▼▼▼
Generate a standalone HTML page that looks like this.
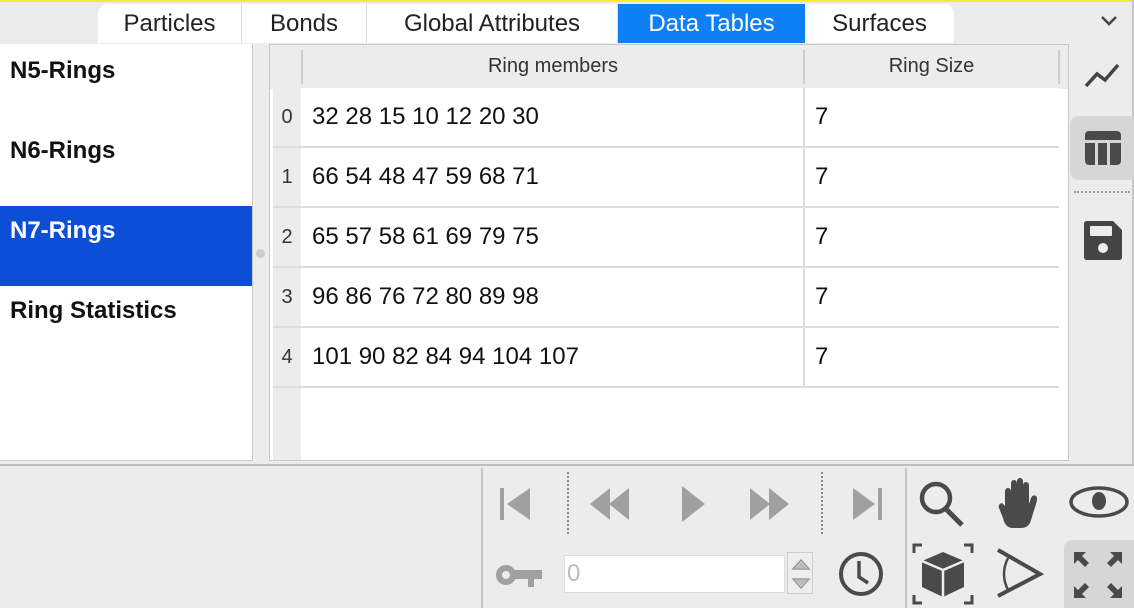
<!DOCTYPE html>
<html><head><meta charset="utf-8"><style>
*{box-sizing:border-box;margin:0;padding:0}
body{width:1134px;height:608px;overflow:hidden;background:#ececec;font-family:"Liberation Sans",Arial,sans-serif;position:relative}
.a{position:absolute}
.tab{position:absolute;top:4px;height:39px;font-size:24px;color:#222;display:flex;align-items:center;justify-content:center;border-right:1px solid #ddd;background:#fff}
.li{position:absolute;left:0;width:252px;height:80px;font-size:24px;font-weight:bold;padding:11px 10px;color:#111}
.row{position:absolute;left:273px;width:786px;height:60px;border-bottom:2px solid #ddd}
.rn{position:absolute;left:0;width:28px;height:58px;background:#ececec;font-size:20px;color:#333;text-align:center;line-height:58px}
.c1{position:absolute;left:28px;width:504px;height:58px;background:#fff;border-right:2px solid #ddd;font-size:24px;line-height:58px;padding-left:11px;color:#111}
.c2{position:absolute;left:532px;width:254px;height:58px;background:#fff;font-size:24px;line-height:58px;padding-left:10px;color:#111}
</style></head><body>
<div class="a" style="left:0;top:0;width:1134px;height:2px;background:#f3ee2a"></div>
<div class="a" style="left:98px;top:4px;width:856px;height:39px;background:#fff;border-radius:10px;overflow:hidden">
</div>
<div class="tab" style="left:98px;width:144px;border-radius:10px 0 0 0">Particles</div>
<div class="tab" style="left:242px;width:125px">Bonds</div>
<div class="tab" style="left:367px;width:251px">Global Attributes</div>
<div class="tab" style="left:618px;width:187px;background:#0f7ff5;color:#fff;border:none">Data Tables</div>
<div class="tab" style="left:805px;width:149px;border-radius:0 10px 0 0;border:none">Surfaces</div>
<svg class="a" style="left:1100px;top:14px" width="18" height="14"><path d="M2 3 L9 10 L16 3" stroke="#444" stroke-width="2.5" fill="none"/></svg>

<div class="a" style="left:0;top:44px;width:253px;height:417px;background:#fff;border-right:1px solid #ccc;border-bottom:1px solid #ccc">
</div>
<div class="li" style="top:46px">N5-Rings</div>
<div class="li" style="top:126px">N6-Rings</div>
<div class="li" style="top:206px;background:#0c4fd6;color:#fff">N7-Rings</div>
<div class="li" style="top:286px">Ring Statistics</div>
<div class="a" style="left:256px;top:249px;width:9px;height:9px;border-radius:50%;background:#ccc"></div>

<div class="a" style="left:269px;top:44px;width:800px;height:417px;background:#fff;border:1px solid #c8c8c8">
 <div class="a" style="left:0;top:0;width:798px;height:44px;background:#ececec"></div>
 <div class="a" style="left:3px;top:0;width:28px;height:415px;background:#ececec"></div>
</div>
<div class="a" style="left:301px;top:50px;width:504px;height:34px;border-left:2px solid #ccc;border-right:2px solid #ccc;font-size:20px;color:#333;text-align:center;line-height:32px">Ring members</div>
<div class="a" style="left:805px;top:50px;width:255px;height:34px;border-right:2px solid #ccc;font-size:20px;color:#333;text-align:center;line-height:32px">Ring Size</div>

<div id="rows"></div>

<div class="a" style="left:1132px;top:0;width:2px;height:465px;background:#c8c8c8"></div>
<svg class="a" style="left:1083px;top:60px" width="38" height="30"><path d="M3 26 L14 14 L22 20 L35 5" stroke="#444" stroke-width="3.5" fill="none"/></svg>
<div class="a" style="left:1070px;top:116px;width:64px;height:64px;background:#d6d6d6;border-radius:8px 0 0 8px"></div>
<svg class="a" style="left:1085px;top:131px" width="36" height="35"><rect x="0" y="0" width="36" height="34" rx="4" fill="#4a4a4a"/><rect x="0" y="9" width="36" height="3" fill="#d6d6d6"/><rect x="10" y="12" width="3" height="22" fill="#d6d6d6"/><rect x="22" y="12" width="3" height="22" fill="#d6d6d6"/></svg>
<div class="a" style="left:1074px;top:191px;width:56px;border-top:2px dotted #999"></div>
<svg class="a" style="left:1083px;top:221px" width="40" height="40"><path d="M4 0 H30 L39 9 V36 Q39 39 36 39 H4 Q1 39 1 36 V3 Q1 0 4 0Z" fill="#444"/><rect x="7" y="5" width="22" height="10" rx="1" fill="#ececec"/><circle cx="20" cy="27" r="5" fill="#ececec"/></svg>

<div class="a" style="left:0;top:464px;width:1134px;height:2px;background:#bdbdbd"></div>
<div class="a" style="left:481px;top:468px;width:2px;height:140px;background:#c4c4c4"></div>
<div class="a" style="left:905px;top:468px;width:2px;height:140px;background:#c4c4c4"></div>
<div class="a" style="left:567px;top:472px;height:62px;border-left:2px dotted #888"></div>
<div class="a" style="left:821px;top:472px;height:62px;border-left:2px dotted #888"></div>
<svg class="a" style="left:495px;top:480px" width="400" height="50">
 <rect x="5" y="8" width="4" height="32" fill="#a0a0a0"/><path d="M35 8 V40 L12 24Z" fill="#a0a0a0"/>
 <path d="M115 8 V40 L95 24Z M134 8 V40 L114 24Z" fill="#a0a0a0"/>
 <path d="M187 6 V42 L210 24Z" fill="#a0a0a0"/>
 <path d="M255 8 V40 L275 24Z M274 8 V40 L294 24Z" fill="#a0a0a0"/>
 <path d="M358 8 V40 L380 24Z" fill="#a0a0a0"/><rect x="383" y="8" width="4" height="32" fill="#a0a0a0"/>
</svg>
<svg class="a" style="left:494px;top:562px" width="48" height="28"><circle cx="12" cy="13" r="10" fill="#a0a0a0"/><circle cx="12" cy="13" r="4" fill="#ececec"/><rect x="20" y="8" width="28" height="9" fill="#a0a0a0"/><rect x="34" y="15" width="6" height="10" fill="#a0a0a0"/></svg>
<div class="a" style="left:564px;top:555px;width:221px;height:38px;background:#fff;border:1px solid #ddd;font-size:24px;color:#bbb;line-height:36px;padding-left:2px">0</div>
<div class="a" style="left:787px;top:552px;width:26px;height:42px;border:1px solid #ccc;background:#eee"></div>
<svg class="a" style="left:790px;top:555px" width="22" height="40"><path d="M3 14 L11 5 L19 14Z M3 24 L11 33 L19 24Z" fill="none" stroke="#999" stroke-width="1.5"/><path d="M5 13 L11 7 L17 13Z M5 25 L11 31 L17 25Z" fill="#bbb"/></svg>
<svg class="a" style="left:837px;top:551px" width="48" height="46"><circle cx="24" cy="23" r="20" fill="none" stroke="#4a4a4a" stroke-width="4"/><path d="M22 10 V26 L31 32" stroke="#4a4a4a" stroke-width="3.5" fill="none"/></svg>
<svg class="a" style="left:917px;top:480px" width="50" height="48"><circle cx="19" cy="18" r="14" fill="none" stroke="#4a4a4a" stroke-width="4.5"/><path d="M29 29 L45 45" stroke="#4a4a4a" stroke-width="5"/></svg>
<svg class="a" style="left:995px;top:478px" width="48" height="52"><path d="M10 28 V14 Q10 10 13 10 Q16 10 16 14 V24 V6 Q16 2 19 2 Q22 2 22 6 V22 V4 Q22 0 25 0 Q28 0 28 4 V22 V8 Q28 4 31 4 Q34 4 34 8 V26 L36 20 Q38 16 41 18 Q43 20 41 26 L36 42 Q34 50 26 50 H18 Q10 50 8 40 L4 30 Q3 26 7 25Z" fill="#4a4a4a"/></svg>
<svg class="a" style="left:1068px;top:482px" width="62" height="40"><ellipse cx="31" cy="20" rx="28" ry="14" fill="none" stroke="#4a4a4a" stroke-width="3.5"/><ellipse cx="31" cy="19" rx="7" ry="9" fill="#4a4a4a"/></svg>
<svg class="a" style="left:912px;top:543px" width="62" height="62"><path d="M2 10 V2 H10 M52 2 H60 V10 M2 52 V60 H10 M52 60 H60 V52" fill="none" stroke="#4a4a4a" stroke-width="3"/><path d="M31 9 L52 18 V44 L31 54 L10 44 V18Z" fill="#4a4a4a"/><path d="M10 18 L31 27 L52 18 M31 27 V54" stroke="#ececec" stroke-width="2.5" fill="none"/></svg>
<svg class="a" style="left:994px;top:548px" width="52" height="50"><path d="M4 2 L46 26 L4 48" fill="none" stroke="#4a4a4a" stroke-width="4"/><path d="M14 10 Q6 26 14 42" fill="none" stroke="#4a4a4a" stroke-width="2.5"/></svg>
<div class="a" style="left:1064px;top:540px;width:70px;height:68px;background:#d6d6d6;border-radius:8px 0 0 0"></div>
<svg class="a" style="left:1072px;top:550px" width="52" height="50"><g fill="#4a4a4a"><path d="M2 2 H14 L10 6 L17 13 L13 17 L6 10 L2 14Z"/><path d="M50 2 H38 L42 6 L35 13 L39 17 L46 10 L50 14Z"/><path d="M2 48 H14 L10 44 L17 37 L13 33 L6 40 L2 36Z"/><path d="M50 48 H38 L42 44 L35 37 L39 33 L46 40 L50 36Z"/></g></svg>

<script>
const rowIndex=[0,1,2,3,4];
const ringMembers=["32 28 15 10 12 20 30","66 54 48 47 59 68 71","65 57 58 61 69 79 75","96 86 76 72 80 89 98","101 90 82 84 94 104 107"];
const ringSize=[7,7,7,7,7];
const host=document.getElementById('rows');
rowIndex.forEach((r,i)=>{
 const row=document.createElement('div');
 row.className='row';
 row.style.top=(88+i*60)+'px';
 
 
 row.innerHTML='<div class="rn">'+r+'</div><div class="c1">'+ringMembers[i]+'</div><div class="c2">'+ringSize[i]+'</div>';
 host.appendChild(row);
});
</script>
</body></html>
▲▲▲
> [THE TASK]: Repeat only what lies between the start of the data and the end of the line containing "3 L9 10 L16", exactly, with pictures left out.

> [RESPONSE TO THE EXERCISE]:
Generate a standalone HTML page that looks like this.
<!DOCTYPE html>
<html><head><meta charset="utf-8"><style>
*{box-sizing:border-box;margin:0;padding:0}
body{width:1134px;height:608px;overflow:hidden;background:#ececec;font-family:"Liberation Sans",Arial,sans-serif;position:relative}
.a{position:absolute}
.tab{position:absolute;top:4px;height:39px;font-size:24px;color:#222;display:flex;align-items:center;justify-content:center;border-right:1px solid #ddd;background:#fff}
.li{position:absolute;left:0;width:252px;height:80px;font-size:24px;font-weight:bold;padding:11px 10px;color:#111}
.row{position:absolute;left:273px;width:786px;height:60px;border-bottom:2px solid #ddd}
.rn{position:absolute;left:0;width:28px;height:58px;background:#ececec;font-size:20px;color:#333;text-align:center;line-height:58px}
.c1{position:absolute;left:28px;width:504px;height:58px;background:#fff;border-right:2px solid #ddd;font-size:24px;line-height:58px;padding-left:11px;color:#111}
.c2{position:absolute;left:532px;width:254px;height:58px;background:#fff;font-size:24px;line-height:58px;padding-left:10px;color:#111}
</style></head><body>
<div class="a" style="left:0;top:0;width:1134px;height:2px;background:#f3ee2a"></div>
<div class="a" style="left:98px;top:4px;width:856px;height:39px;background:#fff;border-radius:10px;overflow:hidden">
</div>
<div class="tab" style="left:98px;width:144px;border-radius:10px 0 0 0">Particles</div>
<div class="tab" style="left:242px;width:125px">Bonds</div>
<div class="tab" style="left:367px;width:251px">Global Attributes</div>
<div class="tab" style="left:618px;width:187px;background:#0f7ff5;color:#fff;border:none">Data Tables</div>
<div class="tab" style="left:805px;width:149px;border-radius:0 10px 0 0;border:none">Surfaces</div>
<svg class="a" style="left:1100px;top:14px" width="18" height="14"><path d="M2 3 L9 10 L16 3" stroke="#444" stroke-width="2.5" fill="none"/></svg>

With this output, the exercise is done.